Well, lots of change happening...now and soon. The Grocery store job is going to be over next month. They are closing down our location and I got laid off. While I've wanted to get out of the job - it's happening sooner than I planned. I was thinking I would hold onto it until March or April. Until my other job was paying me well enough to ensure I could quit without suffering. This is definitely not my timing.
The Office job is changing too, downsizing. We are moving - today & tomorrow - and starting over in a new office. No more mortgages - we're going to be doing mostly Debt Settlements. Lots of leads & advertising - radio, live calls & whatever else we can think of. Whatever it takes to make the phone ring.
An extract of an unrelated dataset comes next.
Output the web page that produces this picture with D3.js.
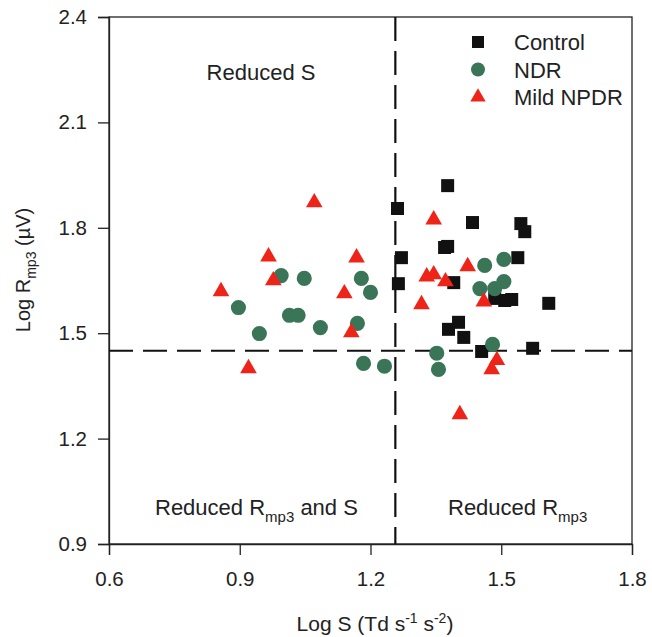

For my part, I won't really be a loan processor anymore. I'll be doing all kinds of stuff - I suspect bookkeeping is going to be taking up a lot of my time. I don't have much practical experience keeping books. I'm going to have to take a crash course. And there'll be lots of prayer because I already know I can't do this on my own.
I'm trying to max my health & dental benefits out before the final axe falls. I've been pretty sick lately. I just don't feel good. I've been having trouble breathing, heart palpitations, crazy hair loss, fatigue, wicked coughing fits, nagging toothaches...I'm falling apart! I go on Wednesday to look over the bloodwork with the doctor. I want her to figure out what this is so I can get better. Hypothyroidism is my guess but I don't know yet.
I hope it is easy to fix and perhaps somehow involve rebooting my stuck-in-concrete metabolism so I can get some of this weight off. I know I'm not right if I actually want go get to sleep and that's what's going on tonight. I haven't been breathing since this afternoon and that has sapped all my energy. I just want to get healthy so I can stop feeling & sounding like I'm 90.
Still with all that is going on, I feel a bit hopeful. If I could just make it halfway to my end goal financially - get some immediate needs met & end some of this relentless pressure off... Man that is what I'm desperately hoping for. Tomorrow is a big day and I'm totally drained so I'm done complaining for the night. I'll check back in on Wednesday - hopefully with some good news for once!